**WHAT IS REQUIRED**
Repeat every line exactly, keeping the pictures out of the copy.

**MATERIAL PROVIDED**

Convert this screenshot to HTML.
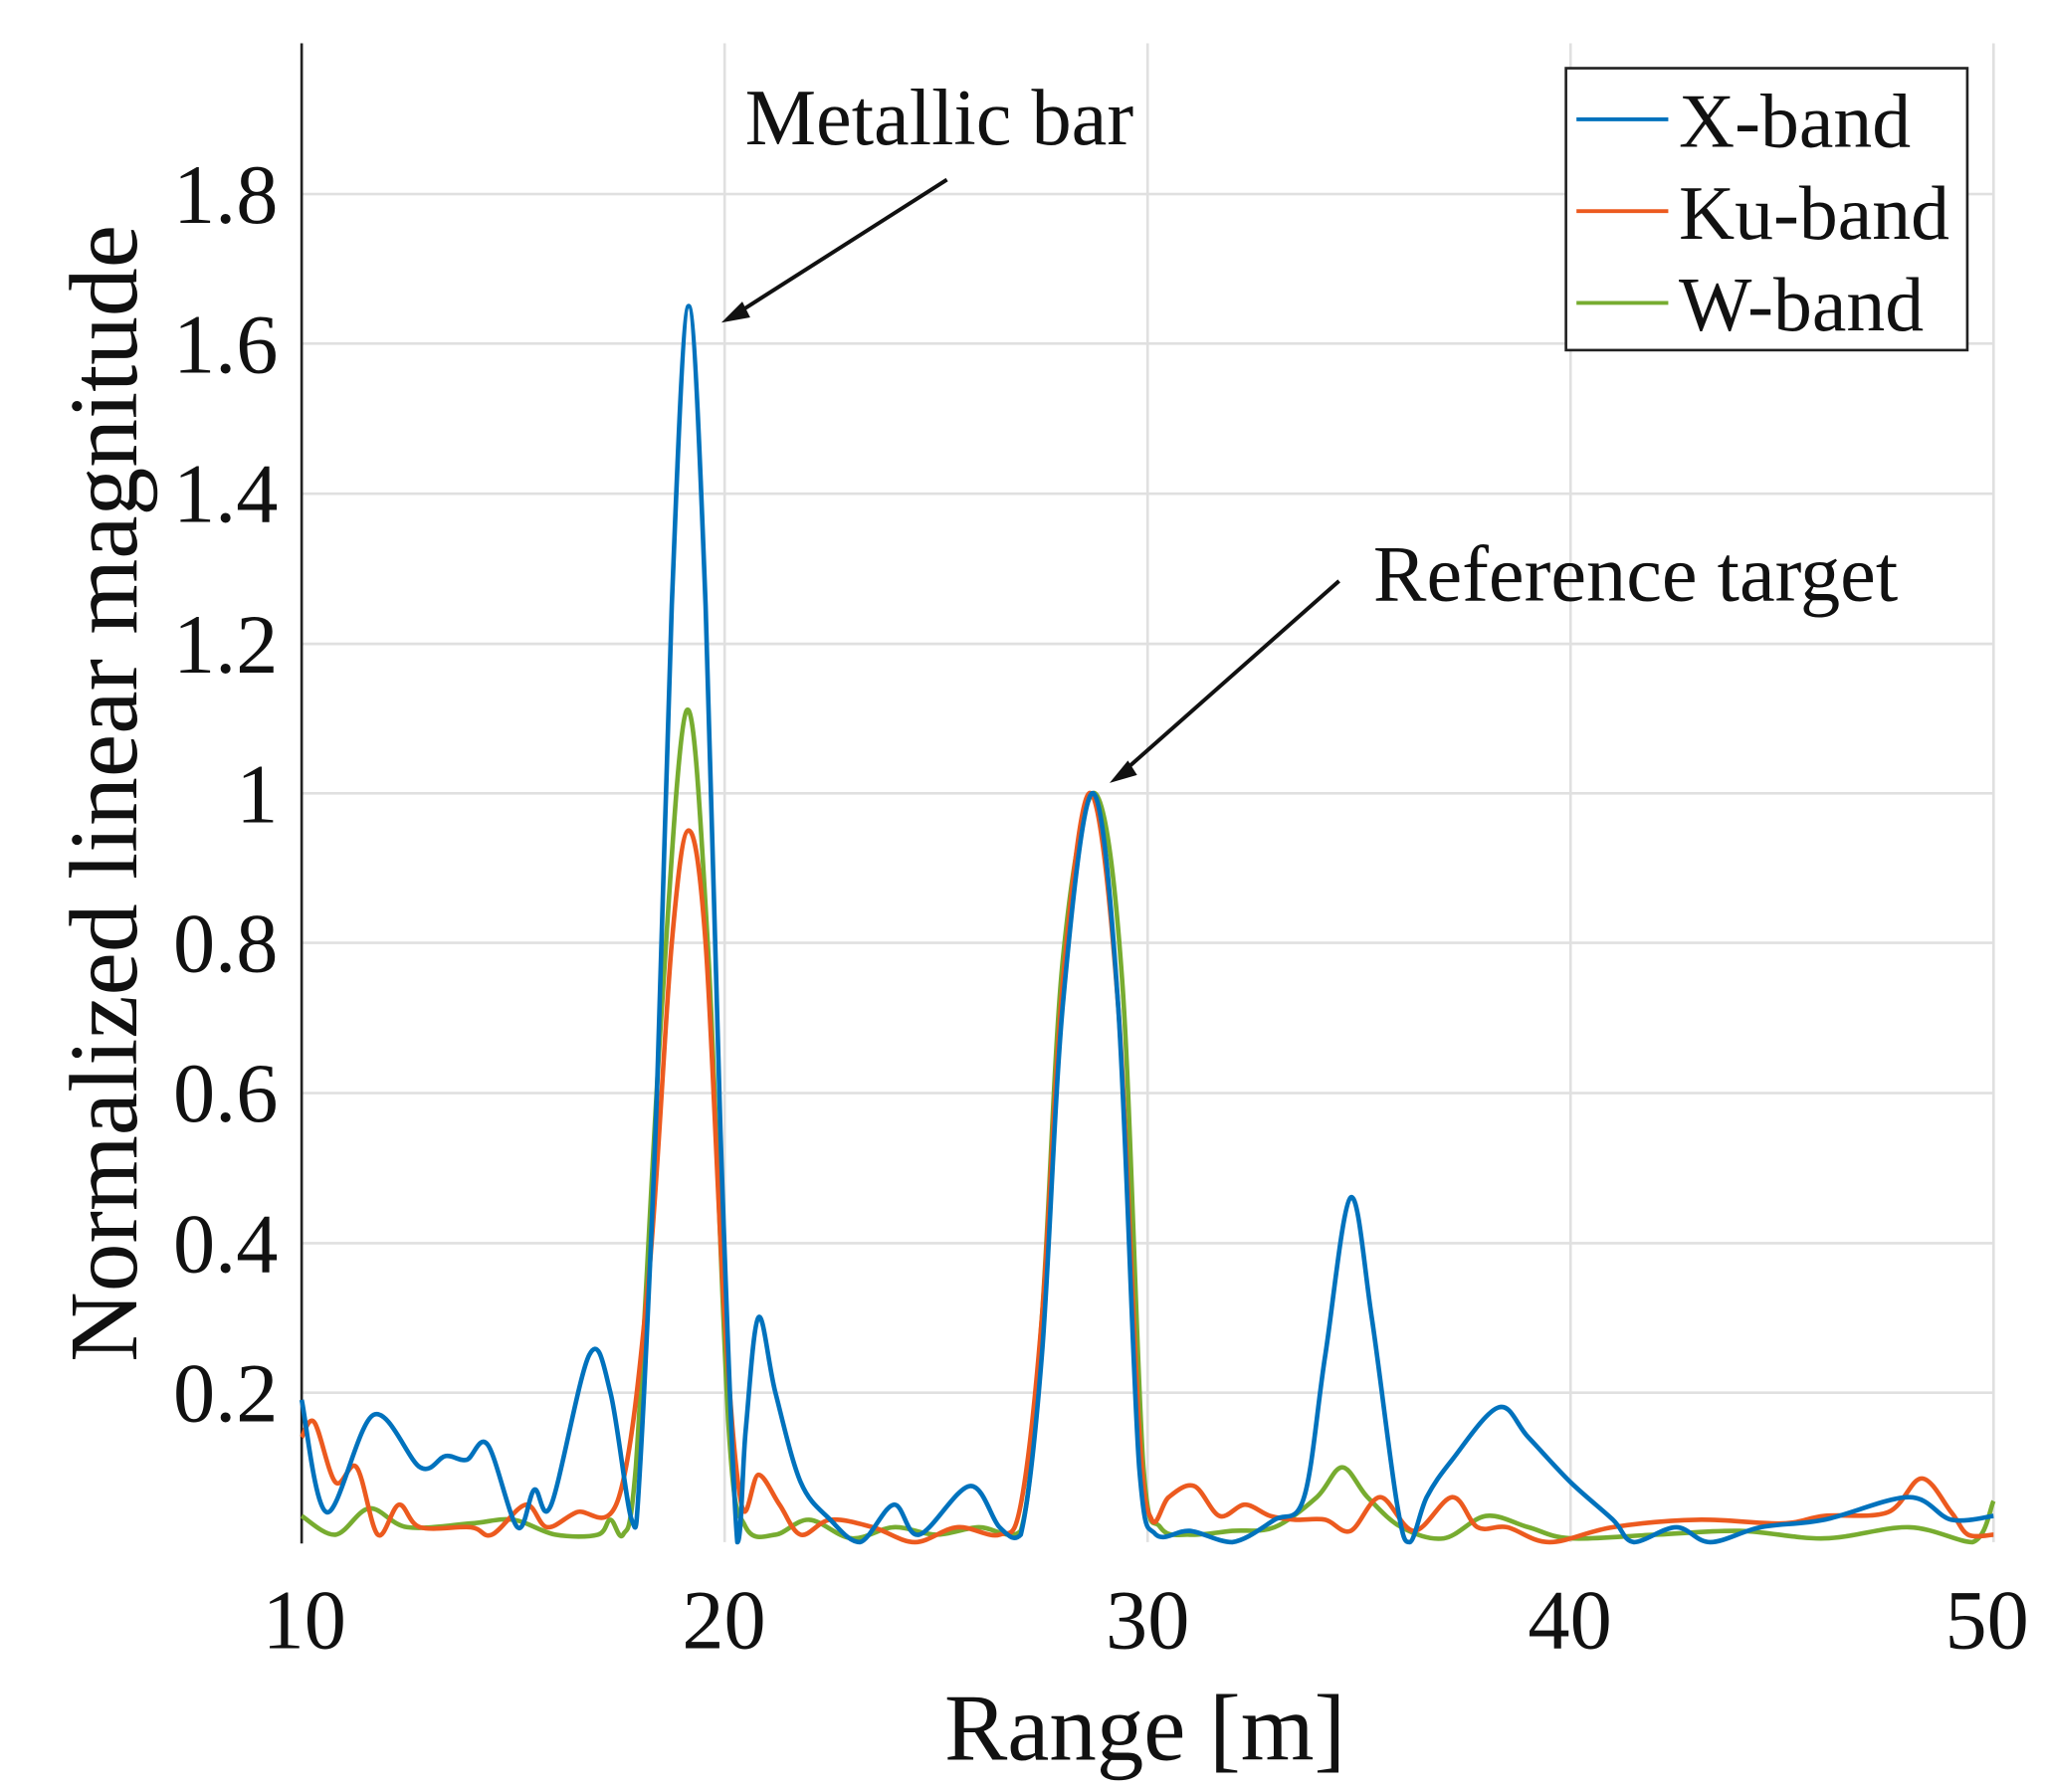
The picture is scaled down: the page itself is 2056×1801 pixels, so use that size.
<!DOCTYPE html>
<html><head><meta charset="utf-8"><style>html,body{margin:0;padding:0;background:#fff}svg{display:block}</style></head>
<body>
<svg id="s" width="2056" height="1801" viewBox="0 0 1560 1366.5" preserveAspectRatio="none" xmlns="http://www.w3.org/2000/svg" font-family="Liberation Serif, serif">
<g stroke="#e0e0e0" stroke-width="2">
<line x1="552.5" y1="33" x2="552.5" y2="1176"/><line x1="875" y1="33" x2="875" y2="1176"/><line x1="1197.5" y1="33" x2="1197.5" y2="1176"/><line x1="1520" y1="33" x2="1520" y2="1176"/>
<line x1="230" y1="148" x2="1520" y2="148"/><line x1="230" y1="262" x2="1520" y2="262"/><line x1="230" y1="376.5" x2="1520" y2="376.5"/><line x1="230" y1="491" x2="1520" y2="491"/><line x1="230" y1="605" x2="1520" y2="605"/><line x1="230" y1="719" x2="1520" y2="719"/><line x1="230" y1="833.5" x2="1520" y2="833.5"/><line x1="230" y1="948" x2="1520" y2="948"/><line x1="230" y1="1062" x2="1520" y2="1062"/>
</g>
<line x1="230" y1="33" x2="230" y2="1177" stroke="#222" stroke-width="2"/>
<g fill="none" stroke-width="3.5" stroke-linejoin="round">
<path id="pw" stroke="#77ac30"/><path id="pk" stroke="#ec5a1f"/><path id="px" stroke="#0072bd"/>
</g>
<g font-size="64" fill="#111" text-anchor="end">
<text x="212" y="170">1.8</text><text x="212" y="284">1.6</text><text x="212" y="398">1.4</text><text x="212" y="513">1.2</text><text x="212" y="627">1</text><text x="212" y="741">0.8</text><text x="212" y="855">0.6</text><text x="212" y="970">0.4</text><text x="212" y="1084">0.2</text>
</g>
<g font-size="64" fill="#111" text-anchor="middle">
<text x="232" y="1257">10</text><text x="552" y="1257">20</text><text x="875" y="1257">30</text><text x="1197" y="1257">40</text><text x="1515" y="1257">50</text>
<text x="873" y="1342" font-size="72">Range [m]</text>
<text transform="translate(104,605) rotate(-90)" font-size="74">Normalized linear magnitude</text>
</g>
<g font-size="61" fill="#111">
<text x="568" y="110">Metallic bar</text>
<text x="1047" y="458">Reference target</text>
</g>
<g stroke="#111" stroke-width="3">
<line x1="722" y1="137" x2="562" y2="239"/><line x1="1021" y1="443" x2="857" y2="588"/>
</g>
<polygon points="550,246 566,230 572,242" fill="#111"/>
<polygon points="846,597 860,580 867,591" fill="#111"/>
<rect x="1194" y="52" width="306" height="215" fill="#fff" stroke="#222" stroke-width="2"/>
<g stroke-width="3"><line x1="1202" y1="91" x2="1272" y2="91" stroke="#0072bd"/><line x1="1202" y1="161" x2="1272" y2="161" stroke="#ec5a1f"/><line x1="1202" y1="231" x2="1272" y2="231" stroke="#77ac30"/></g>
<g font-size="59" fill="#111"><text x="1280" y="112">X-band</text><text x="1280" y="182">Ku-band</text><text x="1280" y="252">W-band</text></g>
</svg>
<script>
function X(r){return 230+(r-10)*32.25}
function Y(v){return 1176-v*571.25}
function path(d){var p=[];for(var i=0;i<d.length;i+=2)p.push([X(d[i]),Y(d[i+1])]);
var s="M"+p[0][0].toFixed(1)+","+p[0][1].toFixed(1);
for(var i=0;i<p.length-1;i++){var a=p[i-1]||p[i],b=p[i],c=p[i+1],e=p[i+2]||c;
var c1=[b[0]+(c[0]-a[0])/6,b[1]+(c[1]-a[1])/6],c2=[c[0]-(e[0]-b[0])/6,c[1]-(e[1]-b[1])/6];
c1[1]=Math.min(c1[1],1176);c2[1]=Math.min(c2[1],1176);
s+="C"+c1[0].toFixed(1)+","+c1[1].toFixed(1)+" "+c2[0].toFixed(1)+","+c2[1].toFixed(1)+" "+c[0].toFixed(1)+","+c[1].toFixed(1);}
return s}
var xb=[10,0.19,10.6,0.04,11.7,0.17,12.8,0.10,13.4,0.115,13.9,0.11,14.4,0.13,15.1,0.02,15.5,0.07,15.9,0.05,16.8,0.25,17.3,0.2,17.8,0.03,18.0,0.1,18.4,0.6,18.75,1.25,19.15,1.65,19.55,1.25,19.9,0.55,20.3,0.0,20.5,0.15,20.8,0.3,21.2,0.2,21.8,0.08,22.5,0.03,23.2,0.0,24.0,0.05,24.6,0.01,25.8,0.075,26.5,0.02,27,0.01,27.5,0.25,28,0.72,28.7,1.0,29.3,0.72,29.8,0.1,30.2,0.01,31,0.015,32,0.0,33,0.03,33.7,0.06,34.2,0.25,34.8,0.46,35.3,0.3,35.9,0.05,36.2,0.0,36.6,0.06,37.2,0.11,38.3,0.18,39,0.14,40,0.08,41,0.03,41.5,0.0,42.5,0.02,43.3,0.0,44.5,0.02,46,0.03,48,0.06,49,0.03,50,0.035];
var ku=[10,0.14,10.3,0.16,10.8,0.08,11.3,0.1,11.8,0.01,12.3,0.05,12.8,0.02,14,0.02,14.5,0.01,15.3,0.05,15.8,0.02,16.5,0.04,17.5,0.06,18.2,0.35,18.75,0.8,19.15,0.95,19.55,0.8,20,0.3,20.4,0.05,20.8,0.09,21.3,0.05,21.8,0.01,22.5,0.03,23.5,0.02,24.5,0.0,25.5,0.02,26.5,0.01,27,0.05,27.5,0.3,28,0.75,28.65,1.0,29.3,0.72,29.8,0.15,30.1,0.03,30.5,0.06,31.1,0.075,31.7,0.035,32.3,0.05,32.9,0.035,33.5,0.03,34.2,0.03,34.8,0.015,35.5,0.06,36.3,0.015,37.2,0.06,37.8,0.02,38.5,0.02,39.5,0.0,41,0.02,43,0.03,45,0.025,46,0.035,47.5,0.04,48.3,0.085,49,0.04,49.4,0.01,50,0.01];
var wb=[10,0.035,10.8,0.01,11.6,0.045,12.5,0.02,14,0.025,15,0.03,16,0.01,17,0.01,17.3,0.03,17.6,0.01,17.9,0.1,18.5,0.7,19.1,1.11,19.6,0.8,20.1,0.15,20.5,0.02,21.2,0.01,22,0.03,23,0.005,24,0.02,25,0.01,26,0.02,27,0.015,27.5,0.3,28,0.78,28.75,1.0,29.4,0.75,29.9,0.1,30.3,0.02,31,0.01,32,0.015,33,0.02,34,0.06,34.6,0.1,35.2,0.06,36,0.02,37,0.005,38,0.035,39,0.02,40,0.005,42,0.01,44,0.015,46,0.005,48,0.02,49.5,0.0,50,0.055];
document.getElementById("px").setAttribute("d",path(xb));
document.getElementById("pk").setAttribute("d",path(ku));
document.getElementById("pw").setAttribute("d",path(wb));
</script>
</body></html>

**RESPONSE BELOW**
Convert this screenshot to HTML.
The picture is scaled down: the page itself is 2056×1801 pixels, so use that size.
<!DOCTYPE html>
<html><head><meta charset="utf-8"><style>html,body{margin:0;padding:0;background:#fff}svg{display:block}</style></head>
<body>
<svg id="s" width="2056" height="1801" viewBox="0 0 1560 1366.5" preserveAspectRatio="none" xmlns="http://www.w3.org/2000/svg" font-family="Liberation Serif, serif">
<g stroke="#e0e0e0" stroke-width="2">
<line x1="552.5" y1="33" x2="552.5" y2="1176"/><line x1="875" y1="33" x2="875" y2="1176"/><line x1="1197.5" y1="33" x2="1197.5" y2="1176"/><line x1="1520" y1="33" x2="1520" y2="1176"/>
<line x1="230" y1="148" x2="1520" y2="148"/><line x1="230" y1="262" x2="1520" y2="262"/><line x1="230" y1="376.5" x2="1520" y2="376.5"/><line x1="230" y1="491" x2="1520" y2="491"/><line x1="230" y1="605" x2="1520" y2="605"/><line x1="230" y1="719" x2="1520" y2="719"/><line x1="230" y1="833.5" x2="1520" y2="833.5"/><line x1="230" y1="948" x2="1520" y2="948"/><line x1="230" y1="1062" x2="1520" y2="1062"/>
</g>
<line x1="230" y1="33" x2="230" y2="1177" stroke="#222" stroke-width="2"/>
<g fill="none" stroke-width="3.5" stroke-linejoin="round">
<path id="pw" stroke="#77ac30"/><path id="pk" stroke="#ec5a1f"/><path id="px" stroke="#0072bd"/>
</g>
<g font-size="64" fill="#111" text-anchor="end">
<text x="212" y="170">1.8</text><text x="212" y="284">1.6</text><text x="212" y="398">1.4</text><text x="212" y="513">1.2</text><text x="212" y="627">1</text><text x="212" y="741">0.8</text><text x="212" y="855">0.6</text><text x="212" y="970">0.4</text><text x="212" y="1084">0.2</text>
</g>
<g font-size="64" fill="#111" text-anchor="middle">
<text x="232" y="1257">10</text><text x="552" y="1257">20</text><text x="875" y="1257">30</text><text x="1197" y="1257">40</text><text x="1515" y="1257">50</text>
<text x="873" y="1342" font-size="72">Range [m]</text>
<text transform="translate(104,605) rotate(-90)" font-size="74">Normalized linear magnitude</text>
</g>
<g font-size="61" fill="#111">
<text x="568" y="110">Metallic bar</text>
<text x="1047" y="458">Reference target</text>
</g>
<g stroke="#111" stroke-width="3">
<line x1="722" y1="137" x2="562" y2="239"/><line x1="1021" y1="443" x2="857" y2="588"/>
</g>
<polygon points="550,246 566,230 572,242" fill="#111"/>
<polygon points="846,597 860,580 867,591" fill="#111"/>
<rect x="1194" y="52" width="306" height="215" fill="#fff" stroke="#222" stroke-width="2"/>
<g stroke-width="3"><line x1="1202" y1="91" x2="1272" y2="91" stroke="#0072bd"/><line x1="1202" y1="161" x2="1272" y2="161" stroke="#ec5a1f"/><line x1="1202" y1="231" x2="1272" y2="231" stroke="#77ac30"/></g>
<g font-size="59" fill="#111"><text x="1280" y="112">X-band</text><text x="1280" y="182">Ku-band</text><text x="1280" y="252">W-band</text></g>
</svg>
<script>
function X(r){return 230+(r-10)*32.25}
function Y(v){return 1176-v*571.25}
function path(d){var p=[];for(var i=0;i<d.length;i+=2)p.push([X(d[i]),Y(d[i+1])]);
var s="M"+p[0][0].toFixed(1)+","+p[0][1].toFixed(1);
for(var i=0;i<p.length-1;i++){var a=p[i-1]||p[i],b=p[i],c=p[i+1],e=p[i+2]||c;
var c1=[b[0]+(c[0]-a[0])/6,b[1]+(c[1]-a[1])/6],c2=[c[0]-(e[0]-b[0])/6,c[1]-(e[1]-b[1])/6];
c1[1]=Math.min(c1[1],1176);c2[1]=Math.min(c2[1],1176);
s+="C"+c1[0].toFixed(1)+","+c1[1].toFixed(1)+" "+c2[0].toFixed(1)+","+c2[1].toFixed(1)+" "+c[0].toFixed(1)+","+c[1].toFixed(1);}
return s}
var xb=[10,0.19,10.6,0.04,11.7,0.17,12.8,0.10,13.4,0.115,13.9,0.11,14.4,0.13,15.1,0.02,15.5,0.07,15.9,0.05,16.8,0.25,17.3,0.2,17.8,0.03,18.0,0.1,18.4,0.6,18.75,1.25,19.15,1.65,19.55,1.25,19.9,0.55,20.3,0.0,20.5,0.15,20.8,0.3,21.2,0.2,21.8,0.08,22.5,0.03,23.2,0.0,24.0,0.05,24.6,0.01,25.8,0.075,26.5,0.02,27,0.01,27.5,0.25,28,0.72,28.7,1.0,29.3,0.72,29.8,0.1,30.2,0.01,31,0.015,32,0.0,33,0.03,33.7,0.06,34.2,0.25,34.8,0.46,35.3,0.3,35.9,0.05,36.2,0.0,36.6,0.06,37.2,0.11,38.3,0.18,39,0.14,40,0.08,41,0.03,41.5,0.0,42.5,0.02,43.3,0.0,44.5,0.02,46,0.03,48,0.06,49,0.03,50,0.035];
var ku=[10,0.14,10.3,0.16,10.8,0.08,11.3,0.1,11.8,0.01,12.3,0.05,12.8,0.02,14,0.02,14.5,0.01,15.3,0.05,15.8,0.02,16.5,0.04,17.5,0.06,18.2,0.35,18.75,0.8,19.15,0.95,19.55,0.8,20,0.3,20.4,0.05,20.8,0.09,21.3,0.05,21.8,0.01,22.5,0.03,23.5,0.02,24.5,0.0,25.5,0.02,26.5,0.01,27,0.05,27.5,0.3,28,0.75,28.65,1.0,29.3,0.72,29.8,0.15,30.1,0.03,30.5,0.06,31.1,0.075,31.7,0.035,32.3,0.05,32.9,0.035,33.5,0.03,34.2,0.03,34.8,0.015,35.5,0.06,36.3,0.015,37.2,0.06,37.8,0.02,38.5,0.02,39.5,0.0,41,0.02,43,0.03,45,0.025,46,0.035,47.5,0.04,48.3,0.085,49,0.04,49.4,0.01,50,0.01];
var wb=[10,0.035,10.8,0.01,11.6,0.045,12.5,0.02,14,0.025,15,0.03,16,0.01,17,0.01,17.3,0.03,17.6,0.01,17.9,0.1,18.5,0.7,19.1,1.11,19.6,0.8,20.1,0.15,20.5,0.02,21.2,0.01,22,0.03,23,0.005,24,0.02,25,0.01,26,0.02,27,0.015,27.5,0.3,28,0.78,28.75,1.0,29.4,0.75,29.9,0.1,30.3,0.02,31,0.01,32,0.015,33,0.02,34,0.06,34.6,0.1,35.2,0.06,36,0.02,37,0.005,38,0.035,39,0.02,40,0.005,42,0.01,44,0.015,46,0.005,48,0.02,49.5,0.0,50,0.055];
document.getElementById("px").setAttribute("d",path(xb));
document.getElementById("pk").setAttribute("d",path(ku));
document.getElementById("pw").setAttribute("d",path(wb));
</script>
</body></html>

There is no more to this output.